4.11. Belanghebbende heeft in zijn aangifte het standpunt ingenomen dat de bedrijfsmiddelen waarin hij heeft geïnvesteerd in tien jaar moeten worden afgeschreven. In zijn subsidiaire standpunt verdedigt hij een afschrijving in vijf jaar met het argument dat de huurtermijn voor het pand vijf jaar bedraagt. De Inspecteur heeft gesteld dat de levensduur van de bedrijfsmiddelen langer is dan vijf jaar, dat het zeer aannemelijk is dat vof [X] gebruik zal maken van de optie tot verlenging van het huurcontract en dat, bij een afschrijving in vijf jaar, rekening moet worden gehouden met een residuwaarde. Mede gelet op de te lage correctie (zie 4.8.) is de Inspecteur van oordeel dat belanghebbende niet aannemelijk maakt dat het belastbare inkomen moet worden verminderd. Naar het oordeel van het Hof maakt belanghebbende niet aannemelijk dat de Inspecteur, bij het doen van de uitspraak op het bezwaar, in onvoldoende mate rekening heeft gehouden met de afschrijving op de bedrijfsmiddelen.

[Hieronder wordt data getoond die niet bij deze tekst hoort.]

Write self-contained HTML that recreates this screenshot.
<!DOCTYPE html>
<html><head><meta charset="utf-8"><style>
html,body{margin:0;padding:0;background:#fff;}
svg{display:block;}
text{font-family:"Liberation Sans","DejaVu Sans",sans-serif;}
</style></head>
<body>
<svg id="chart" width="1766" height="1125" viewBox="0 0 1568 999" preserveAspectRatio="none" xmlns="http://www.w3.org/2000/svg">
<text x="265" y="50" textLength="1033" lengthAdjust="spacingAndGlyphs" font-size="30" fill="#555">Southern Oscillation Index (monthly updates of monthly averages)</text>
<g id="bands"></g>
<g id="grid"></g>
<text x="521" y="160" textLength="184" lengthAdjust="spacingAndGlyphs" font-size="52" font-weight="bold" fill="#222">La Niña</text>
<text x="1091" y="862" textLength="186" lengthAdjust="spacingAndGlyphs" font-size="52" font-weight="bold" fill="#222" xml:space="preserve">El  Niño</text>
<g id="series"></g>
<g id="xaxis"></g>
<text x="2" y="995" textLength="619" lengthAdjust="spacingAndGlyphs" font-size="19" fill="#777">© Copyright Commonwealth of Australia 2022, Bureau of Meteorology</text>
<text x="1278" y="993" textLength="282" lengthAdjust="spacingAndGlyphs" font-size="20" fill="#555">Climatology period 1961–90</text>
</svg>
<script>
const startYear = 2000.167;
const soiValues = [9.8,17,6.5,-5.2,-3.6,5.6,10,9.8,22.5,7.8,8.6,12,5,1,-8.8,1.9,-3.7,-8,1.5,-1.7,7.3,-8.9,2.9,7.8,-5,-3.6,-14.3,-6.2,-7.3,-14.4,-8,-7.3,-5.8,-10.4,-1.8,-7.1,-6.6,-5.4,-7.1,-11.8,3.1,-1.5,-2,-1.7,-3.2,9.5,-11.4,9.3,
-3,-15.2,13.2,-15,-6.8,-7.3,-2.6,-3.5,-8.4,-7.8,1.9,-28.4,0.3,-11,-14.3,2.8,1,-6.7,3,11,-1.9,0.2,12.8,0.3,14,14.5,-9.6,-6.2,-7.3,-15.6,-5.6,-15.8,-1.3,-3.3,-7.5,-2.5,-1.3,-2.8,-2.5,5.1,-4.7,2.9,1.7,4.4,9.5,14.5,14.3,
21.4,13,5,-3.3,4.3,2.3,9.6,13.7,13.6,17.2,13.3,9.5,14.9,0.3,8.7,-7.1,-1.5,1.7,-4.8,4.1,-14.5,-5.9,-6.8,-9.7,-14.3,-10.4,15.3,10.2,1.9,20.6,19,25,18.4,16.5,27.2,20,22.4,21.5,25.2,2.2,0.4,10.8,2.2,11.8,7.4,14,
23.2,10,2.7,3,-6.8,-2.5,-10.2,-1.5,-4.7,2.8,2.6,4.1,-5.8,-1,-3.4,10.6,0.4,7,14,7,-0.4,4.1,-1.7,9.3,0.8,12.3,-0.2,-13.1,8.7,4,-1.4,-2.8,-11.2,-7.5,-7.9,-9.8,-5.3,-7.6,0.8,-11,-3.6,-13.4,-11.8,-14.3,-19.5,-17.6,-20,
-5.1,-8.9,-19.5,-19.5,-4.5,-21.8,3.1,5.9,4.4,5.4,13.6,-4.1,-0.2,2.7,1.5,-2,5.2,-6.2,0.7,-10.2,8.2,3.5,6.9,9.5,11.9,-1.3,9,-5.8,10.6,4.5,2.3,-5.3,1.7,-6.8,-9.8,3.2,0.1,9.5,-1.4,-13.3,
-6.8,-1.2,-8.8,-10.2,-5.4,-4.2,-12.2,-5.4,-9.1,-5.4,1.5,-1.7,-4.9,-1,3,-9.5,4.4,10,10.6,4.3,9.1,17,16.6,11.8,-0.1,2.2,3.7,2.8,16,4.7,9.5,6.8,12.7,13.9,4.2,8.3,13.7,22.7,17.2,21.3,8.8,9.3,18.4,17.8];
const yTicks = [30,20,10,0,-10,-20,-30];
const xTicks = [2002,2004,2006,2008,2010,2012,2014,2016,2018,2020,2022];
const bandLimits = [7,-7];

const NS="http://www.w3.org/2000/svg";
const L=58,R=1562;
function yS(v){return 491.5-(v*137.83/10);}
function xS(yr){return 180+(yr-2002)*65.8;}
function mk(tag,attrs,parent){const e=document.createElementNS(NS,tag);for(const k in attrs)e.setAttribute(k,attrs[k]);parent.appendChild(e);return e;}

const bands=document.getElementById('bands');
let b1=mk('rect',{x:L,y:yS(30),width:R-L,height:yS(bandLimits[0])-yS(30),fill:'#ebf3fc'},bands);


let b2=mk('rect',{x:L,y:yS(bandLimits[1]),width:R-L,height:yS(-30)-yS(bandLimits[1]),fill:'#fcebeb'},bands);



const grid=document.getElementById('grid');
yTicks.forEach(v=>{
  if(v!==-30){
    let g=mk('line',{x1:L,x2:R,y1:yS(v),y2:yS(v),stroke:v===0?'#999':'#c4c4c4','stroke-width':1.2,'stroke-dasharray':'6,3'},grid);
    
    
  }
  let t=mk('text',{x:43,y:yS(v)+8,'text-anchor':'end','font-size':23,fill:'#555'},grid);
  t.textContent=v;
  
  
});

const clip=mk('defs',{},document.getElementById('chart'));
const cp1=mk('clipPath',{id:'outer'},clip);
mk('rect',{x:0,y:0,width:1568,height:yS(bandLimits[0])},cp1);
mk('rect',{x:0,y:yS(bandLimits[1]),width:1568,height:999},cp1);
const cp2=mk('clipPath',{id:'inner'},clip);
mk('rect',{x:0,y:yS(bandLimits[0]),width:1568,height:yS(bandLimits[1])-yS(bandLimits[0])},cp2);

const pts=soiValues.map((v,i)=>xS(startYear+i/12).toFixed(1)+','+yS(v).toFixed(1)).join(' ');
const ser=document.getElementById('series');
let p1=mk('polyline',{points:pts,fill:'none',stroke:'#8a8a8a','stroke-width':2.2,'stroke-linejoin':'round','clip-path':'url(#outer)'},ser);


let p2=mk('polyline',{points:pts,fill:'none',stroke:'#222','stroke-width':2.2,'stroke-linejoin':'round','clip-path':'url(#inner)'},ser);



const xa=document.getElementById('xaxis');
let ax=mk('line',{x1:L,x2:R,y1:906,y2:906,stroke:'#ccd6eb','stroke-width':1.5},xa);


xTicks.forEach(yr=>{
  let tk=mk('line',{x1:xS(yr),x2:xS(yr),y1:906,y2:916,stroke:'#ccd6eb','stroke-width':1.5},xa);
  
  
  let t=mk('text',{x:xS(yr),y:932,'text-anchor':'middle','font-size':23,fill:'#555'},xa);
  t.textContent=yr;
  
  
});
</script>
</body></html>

4.12. Belanghebbende heeft nog aangevoerd dat het opleggen van de aanslag in strijd is met een door hem met de Inspecteur gemaakte afspraak. De Inspecteur heeft ontkend dat hij een afspraak heeft gemaakt in de door belanghebbende vermelde zin. Belanghebbende maakt niet aannemelijk dat een afspraak bestond, inhoudende dat de Inspecteur aan zijn standpunt tegemoet zou komen indien hij jurisprudentie zou kunnen overleggen die zijn, belanghebbendes, standpunt ondersteunt.

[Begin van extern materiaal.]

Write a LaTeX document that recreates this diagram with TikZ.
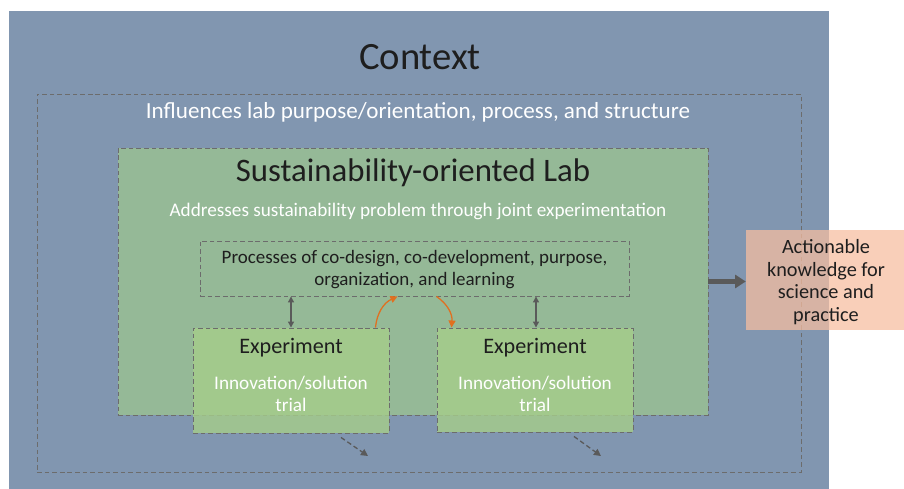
\documentclass[tikz,border=0pt]{standalone}
\usepackage{fontspec}
\setmainfont{Carlito}
\usepackage{xcolor}
\usetikzlibrary{arrows.meta,calc}

\definecolor{ctxblue}{RGB}{129,150,176}
\definecolor{labgreen}{RGB}{149,185,151}
\definecolor{expgreen}{RGB}{166,206,138}
\definecolor{peach}{RGB}{247,190,160}
\definecolor{dashgray}{RGB}{108,108,108}
\definecolor{arrowgray}{RGB}{90,90,90}
\definecolor{loopor}{RGB}{224,112,32}
\definecolor{darktext}{RGB}{30,30,30}

\newcommand{\fs}[2]{\fontsize{#1}{#2}\selectfont}

\begin{document}
\begin{tikzpicture}[x=0.03cm, y=-0.03cm,
    frame/.style={draw=dashgray, dash pattern=on 4pt off 2.5pt, line width=0.8pt, inner sep=0pt},
    txt/.style={align=center, inner sep=0pt},
    twoway/.style={{Triangle[length=5pt,width=5pt]}-{Triangle[length=5pt,width=5pt]}, arrowgray, line width=1.1pt},
    feedback/.style={-{Triangle[length=6pt,width=6pt]}, loopor, line width=1.1pt},
    spill/.style={-{Triangle[length=6pt,width=6pt]}, arrowgray, dash pattern=on 4pt off 2.5pt, line width=1.1pt}
]
    \useasboundingbox (0,0) rectangle (904,489);
    \fill[white] (0,0) rectangle (904,489);

    % Context
    \node[fill=ctxblue, minimum width=24.6cm, minimum height=14.34cm, inner sep=0pt] (ctx) at (419,250) {};
    \node[txt, darktext, font=\fs{33}{38}] (ctxtitle) at (420,57) {Context};
    \node[frame, minimum width=22.92cm, minimum height=11.34cm] (infl) at (419,283) {};
    \node[txt, white, font=\fs{19.7}{23}] (infltext) at (418,112) {Influences lab purpose/orientation, process, and structure};

    % Lab
    \node[frame, fill=labgreen, minimum width=17.7cm, minimum height=8.01cm] (lab) at (413,281.5) {};
    \node[txt, darktext, font=\fs{28}{32}] (labtitle) at (413,173) {Sustainability-oriented Lab};
    \node[txt, white, font=\fs{16.4}{19}] (labtext) at (418,211) {Addresses sustainability problem through joint experimentation};

    % Processes
    \node[frame, minimum width=12.87cm, minimum height=1.65cm] (proc) at (414.5,268.5) {};
    \node[txt, darktext, font=\fs{16.2}{19.2}] (proctext) at (414.5,269.5) {Processes of co-design, co-development, purpose,\\organization, and learning};

    % Experiments
    \node[frame, fill=expgreen, fill opacity=0.8, minimum width=5.88cm, minimum height=3.15cm] (exA) at (291,380.5) {};
    \node[frame, fill=expgreen, fill opacity=0.8, minimum width=5.88cm, minimum height=3.12cm] (exB) at (535,380) {};
    \node[txt, darktext, font=\fs{18.9}{22}] (exAtitle) at (291,348) {Experiment};
    \node[txt, darktext, font=\fs{18.9}{22}] (exBtitle) at (535,348) {Experiment};
    \node[txt, white, font=\fs{16.4}{19}] (exAtext) at (291,394) {Innovation/solution\\trial};
    \node[txt, white, font=\fs{16.4}{19}] (exBtext) at (535,394) {Innovation/solution\\trial};

    % Output
    \node[fill=peach, fill opacity=0.73, minimum width=4.74cm, minimum height=3cm, inner sep=0pt] (out) at (825,280) {};
    \node[txt, darktext, font=\fs{17.3}{19.4}] (outtext) at (826,282) {Actionable\\knowledge for\\science and\\practice};

    % Links between processes and experiments
    \draw[twoway] (exA.north |- proc.south) -- (exA.north);
    \draw[twoway] ($(exB.north |- proc.south)+(1,0)$) -- ($(exB.north)+(1,0)$);
    \draw[feedback] ($(exA.north east)+(-14,0)$) to[bend left=30] ($(proc.south)+(-17,0)$);
    \draw[feedback] ($(proc.south)+(22,0)$) to[bend left=30] ($(exB.north west)+(15,0)$);

    % Spill-over
    \coordinate (spillA) at (368,456);
    \coordinate (spillB) at (601,456);
    \draw[spill] ($(exA.south)+(50,4)$) -- (spillA);
    \draw[spill] ($(exB.south)+(39,4)$) -- (spillB);

    % Knowledge output
    \draw[-{Triangle[length=9pt,width=11pt]}, arrowgray, line width=4pt] (lab.east) -- (out.west |- lab.east);
\end{tikzpicture}
\end{document}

4.13. Het vorenstaande leidt tot de slotsom dat belanghebbende niet aannemelijk heeft gemaakt dat de Inspecteur bij het doen van de bestreden uitspraak het belastbare inkomen van belanghebbende op een te hoog bedrag heeft vastgesteld. Het gelijk is aan de Inspecteur.

5. Proceskosten

Het Hof vindt geen termen aanwezig om de Inspecteur te veroordelen in de kosten die belanghebbende in verband met de behandeling van zijn beroep bij het Hof heeft moeten maken.

6. Beslissing

Het Gerechtshof verklaart het beroep ongegrond.

Aldus gedaan te Arnhem op 7 juli 2004 door mr. J.P.M. Kooijmans, voorzitter, mr. M.C.M. de Kroon en mr. D.V.E.M. van der Wiel-Rammeloo, raadsheren, en op die dag in het openbaar uitgesproken in tegenwoordigheid van mr. A.M.F. Geerling als griffier.

De griffier is verhinderd de uitspraak mede te ondertekenen.

(J.P.M. Kooijmans)

Afschriften zijn aangetekend per post verzonden op 9 juli 2004

Tegen deze uitspraak kan binnen zes weken na de verzenddatum van deze uitspraak beroep in cassatie worden ingesteld bij de Hoge Raad der Nederlanden. Daarbij moet het volgende in acht worden genomen:

1. Het instellen van beroep in cassatie geschiedt door het indienen van een beroepschrift bij dit gerechtshof (zie voor het adres de begeleidende brief).

2. Bij het beroepschrift wordt een afschrift van de bestreden uitspraak overgelegd.

3. Het beroepschrift wordt ondertekend en bevat ten minste:

a. de naam en het adres van de indiener;

b. de dagtekening;

c. een omschrijving van de uitspraak waartegen het beroep in cassatie is gericht;

d. de gronden van het beroep in cassatie.

Voor het instellen van beroep is een griffierecht verschuldigd. Na het instellen van beroep in cassatie ontvangt u een nota griffierecht van de griffier van de Hoge Raad. Indien u na een mondelinge uitspraak griffierecht hebt betaald ter verkrijging van de vervangende schriftelijke uitspraak van het gerechtshof, komt dit in mindering op het griffierecht dat is verschuldigd voor het indienen van beroep in cassatie.

In het cassatieberoepschrift kan de Hoge Raad verzocht worden om de wederpartij te veroordelen in de proceskosten.